# start of Data lines

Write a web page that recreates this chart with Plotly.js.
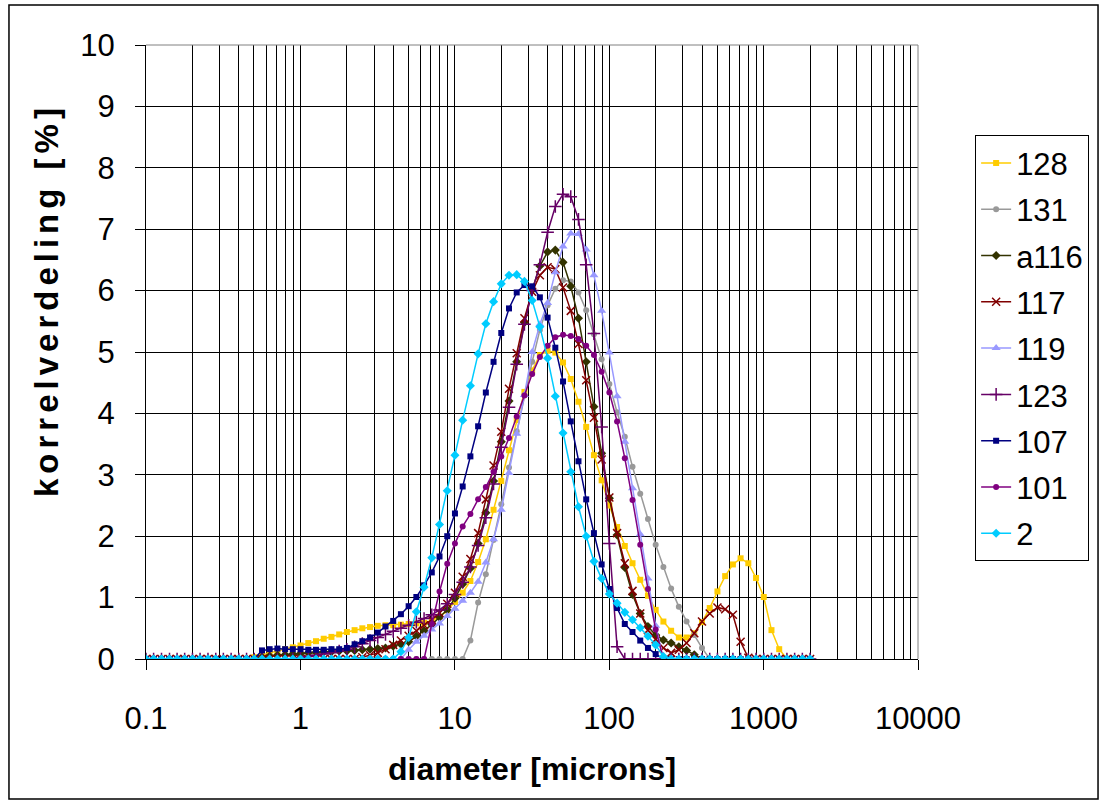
<!DOCTYPE html>
<html><head><meta charset="utf-8">
<script src="https://cdn.plot.ly/plotly-3.0.1.min.js"></script>
<style>html,body{margin:0;padding:0;background:#fff}#chart{width:1102px;height:803px}
.annotation-text{letter-spacing:5px}</style>
</head><body><div id="chart"></div>
<script>
const diameter = [0.1,0.112,0.126,0.142,0.159,0.178,0.2,0.224,0.252,0.283,0.317,0.356,0.399,0.448,0.502,0.564,0.632,0.71,0.796,0.893,1.002,1.125,1.262,1.416,1.589,1.783,2.0,2.244,2.518,2.825,3.17,3.557,3.991,4.477,5.024,5.637,6.325,7.096,7.962,8.934,10.024,11.247,12.619,14.159,15.887,17.825,20.0,22.44,25.179,28.251,31.698,35.566,39.905,44.774,50.238,56.368,63.246,70.963,79.621,89.337,100.237,112.468,126.191,141.589,158.866,178.25,200.0,224.404,251.785,282.508,316.979,355.656,399.052,447.744,502.377,563.677,632.456,709.627,796.214,893.367,1002.374,1124.683,1261.915,1415.892,1588.656,1782.502,2000.0];

const s128 = [0,0,0,0,0,0,0,0,0,0,0,0,0,0,0.03,0.07,0.1,0.13,0.16,0.19,0.22,0.26,0.29,0.33,0.36,0.4,0.44,0.47,0.5,0.52,0.54,0.55,0.55,0.56,0.57,0.58,0.59,0.62,0.69,0.79,0.93,1.08,1.27,1.58,1.95,2.43,2.9,3.4,3.89,4.35,4.7,4.95,5.02,4.99,4.83,4.56,4.19,3.78,3.32,2.91,2.5,2.15,1.84,1.56,1.29,1.03,0.8,0.61,0.46,0.35,0.35,0.42,0.6,0.83,1.1,1.35,1.54,1.64,1.56,1.32,1.01,0.47,0.16,0,0,0,0];
const s131 = [0,0,0,0,0,0,0,0,0,0,0,0,0,0,0,0,0,0,0,0,0,0,0,0,0,0,0,0,0,0,0,0,0,0,0,0,0,0,0,0,0,0,0.3,0.92,1.38,1.94,2.52,3.12,3.71,4.3,4.84,5.36,5.76,6.03,6.17,6.15,5.97,5.68,5.29,4.88,4.48,4.02,3.62,3.13,2.69,2.28,1.86,1.5,1.15,0.85,0.61,0.39,0.18,0,0,0,0,0,0,0,0,0,0,0,0,0,0];
const sA116 = [0,0,0,0,0,0,0,0,0,0,0,0,0,0,0,0.03,0.05,0.06,0.07,0.08,0.09,0.1,0.11,0.12,0.12,0.13,0.13,0.14,0.15,0.16,0.17,0.18,0.21,0.24,0.28,0.37,0.46,0.56,0.68,0.8,0.99,1.22,1.48,1.88,2.38,2.9,3.54,4.2,4.84,5.48,6.01,6.4,6.63,6.66,6.46,6.07,5.55,4.84,4.11,3.35,2.62,2.02,1.49,1.05,0.74,0.53,0.39,0.31,0.26,0.2,0.14,0.07,0,0,0,0,0,0,0,0,0,0,0,0,0,0,0];
const s117 = [0,0,0,0,0,0,0,0,0,0,0,0,0,0,0,0,0,0,0,0,0,0,0,0,0,0,0,0,0.03,0.06,0.1,0.16,0.23,0.3,0.38,0.46,0.55,0.64,0.75,0.9,1.08,1.34,1.63,2.05,2.6,3.15,3.7,4.4,4.98,5.55,5.98,6.25,6.38,6.35,6.05,5.67,5.13,4.54,3.93,3.25,2.63,2.05,1.56,1.11,0.74,0.47,0.32,0.18,0.1,0.15,0.26,0.42,0.61,0.74,0.84,0.81,0.72,0.28,0.02,0,0,0,0,0,0,0,0];
const s119 = [0,0,0,0,0,0,0,0,0,0,0,0,0,0,0,0,0,0,0,0,0,0,0,0,0,0,0,0,0,0,0,0,0,0,0.15,0.28,0.38,0.48,0.58,0.7,0.82,0.95,1.08,1.26,1.57,1.95,2.43,3.03,3.67,4.3,5.0,5.45,5.8,6.3,6.72,6.93,6.92,6.67,6.25,5.67,4.99,4.28,3.54,2.78,2.03,1.31,0.54,0,0,0,0,0,0,0,0,0,0,0,0,0,0,0,0,0,0,0,0];
const s123 = [0,0,0,0,0,0,0,0,0,0,0,0,0,0,0,0,0,0,0,0,0.02,0.04,0.06,0.08,0.1,0.13,0.16,0.2,0.25,0.3,0.35,0.4,0.45,0.5,0.55,0.6,0.66,0.72,0.8,0.9,1.05,1.25,1.5,1.85,2.3,2.85,3.45,4.1,4.8,5.45,6.0,6.42,6.95,7.37,7.57,7.53,7.16,6.42,5.3,3.78,1.88,0.2,0,0,0,0,0,0,0,0,0,0,0,0,0,0,0,0,0,0,0,0,0,0,0,0,0];
const s107 = [0,0,0,0,0,0,0,0,0,0,0,0,0,0,0,0.14,0.16,0.17,0.16,0.16,0.16,0.15,0.15,0.15,0.16,0.16,0.18,0.24,0.29,0.35,0.43,0.53,0.62,0.73,0.86,1.01,1.2,1.41,1.67,2.0,2.37,2.81,3.3,3.79,4.34,4.84,5.31,5.71,5.97,6.09,6.07,5.89,5.56,5.07,4.52,3.87,3.22,2.6,2.05,1.54,1.14,0.83,0.57,0.44,0.3,0.18,0.08,0,0,0,0,0,0,0,0,0,0,0,0,0,0,0,0,0,0,0,0];
const s101 = [0,0,0,0,0,0,0,0,0,0,0,0,0,0,0,0,0,0,0,0,0,0,0,0,0,0,0,0,0,0,0,0,0,0,0,0,0,0.57,1.1,1.55,1.88,2.16,2.36,2.6,2.8,3.05,3.3,3.6,3.95,4.29,4.64,4.92,5.1,5.24,5.28,5.26,5.21,5.1,4.95,4.68,4.34,3.87,3.27,2.59,1.86,1.14,0.48,0,0,0,0,0,0,0,0,0,0,0,0,0,0,0,0,0,0,0,0];
const s2 = [0,0,0,0,0,0,0,0,0,0,0,0,0,0,0,0,0,0,0,0,0,0,0,0,0,0,0,0,0,0,0,0,0,0.12,0.35,0.77,1.17,1.65,2.19,2.74,3.32,3.89,4.45,4.97,5.46,5.82,6.11,6.25,6.26,6.15,5.84,5.41,4.9,4.28,3.68,3.05,2.48,2.0,1.59,1.31,1.06,0.91,0.76,0.64,0.51,0.37,0.23,0.04,0,0,0,0,0,0,0,0,0,0,0,0,0,0,0,0,0,0,0];

const seriesNames = ['128','131','a116','117','119','123','107','101','2'];
const seriesValues = [s128, s131, sA116, s117, s119, s123, s107, s101, s2];
const seriesColors = ['#FFCC00','#999999','#333300','#800000','#9999FF','#660066','#000080','#800080','#00CCFF'];
const seriesSymbols = ['square','circle','diamond','x-thin','triangle-up','cross-thin','square','circle','diamond'];
const markerSizes = [6,6,7,8,8,9,6,6,7];
const xTickVals = [0.1,1,10,100,1000,10000];
const xTickText = ['0.1','1','10','100','1000','10000'];
const xTitle = 'diameter [microns]';
const yTitle = 'korrelverdeling [%]';

const FONT = 'Liberation Sans, Arial, sans-serif';

const traces = seriesNames.map((n, k) => {
  const thin = seriesSymbols[k].indexOf('thin') >= 0;
  return {
    type: 'scatter', mode: 'lines+markers', name: n, legendgroup: n,
    x: diameter, y: seriesValues[k],
    line: {color: seriesColors[k], width: 1.5},
    marker: {symbol: seriesSymbols[k], size: markerSizes[k], color: seriesColors[k],
             line: {color: seriesColors[k], width: thin ? 1.5 : 0}}
  };
});

const layout = {
  width: 1102, height: 803,
  margin: {l: 146, r: 184, t: 45, b: 144},
  paper_bgcolor: '#fff', plot_bgcolor: '#fff',
  font: {family: FONT, color: '#000', size: 31},
  showlegend: true,
  legend: {x: 1.074, y: 0.853, xanchor: 'left', yanchor: 'top',
           bordercolor: '#000', borderwidth: 1, bgcolor: '#fff',
           font: {family: FONT, size: 31, color: '#000'}, tracegroupgap: 3, itemwidth: 30},
  xaxis: {
    type: 'log', range: [-1, 4],
    tickmode: 'array', tickvals: xTickVals, ticktext: xTickText,
    showgrid: true, gridcolor: '#000', gridwidth: 1,
    minor: {dtick: 'D1', showgrid: true, gridcolor: '#000', gridwidth: 1, ticks: ''},
    ticks: 'outside', ticklen: 10, tickcolor: '#000', tickwidth: 1,
    showline: true, linecolor: '#000', linewidth: 1, zeroline: false,
    tickfont: {family: FONT, size: 31, color: '#000'}, ticklabelstandoff: 22,
    title: {text: '<b>' + xTitle + '</b>', font: {family: FONT, size: 32, color: '#000'}, standoff: 22}
  },
  yaxis: {
    range: [0, 10], dtick: 1, tick0: 0,
    showgrid: true, gridcolor: '#000', gridwidth: 1,
    ticks: 'outside', ticklen: 10, tickcolor: '#000', tickwidth: 1,
    showline: true, linecolor: '#000', linewidth: 1, zeroline: false,
    tickfont: {family: FONT, size: 31, color: '#000'}, ticklabelstandoff: 14
  },
  annotations: [
    {text: '<b>' + yTitle + '</b>', textangle: -90, showarrow: false,
     xref: 'paper', yref: 'paper', x: -0.1282, y: 0.5847, xanchor: 'center', yanchor: 'middle',
     font: {family: FONT, size: 33, color: '#000'}}
  ],
  shapes: [
    {type: 'rect', xref: 'paper', yref: 'paper', x0: -0.1775, x1: 1.2332, y0: -0.228, y1: 1.0651,
     line: {color: '#000', width: 1.5}, fillcolor: 'rgba(0,0,0,0)', layer: 'below'},
    {type: 'line', xref: 'paper', yref: 'paper', x0: 0, x1: 1, y0: 1, y1: 1, line: {color: '#808080', width: 1}},
    {type: 'line', xref: 'paper', yref: 'paper', x0: 1, x1: 1, y0: 0, y1: 1, line: {color: '#808080', width: 1}}
  ]
};

Plotly.newPlot('chart', traces, layout, {displayModeBar: false, staticPlot: true});
</script></body></html>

# end of Data lines

_Task directions:_ Go through the material above and copy each line that has the word "chart".

_Response:_
Write a web page that recreates this chart with Plotly.js.
<style>html,body{margin:0;padding:0;background:#fff}#chart{width:1102px;height:803px}
</head><body><div id="chart"></div>
Plotly.newPlot('chart', traces, layout, {displayModeBar: false, staticPlot: true});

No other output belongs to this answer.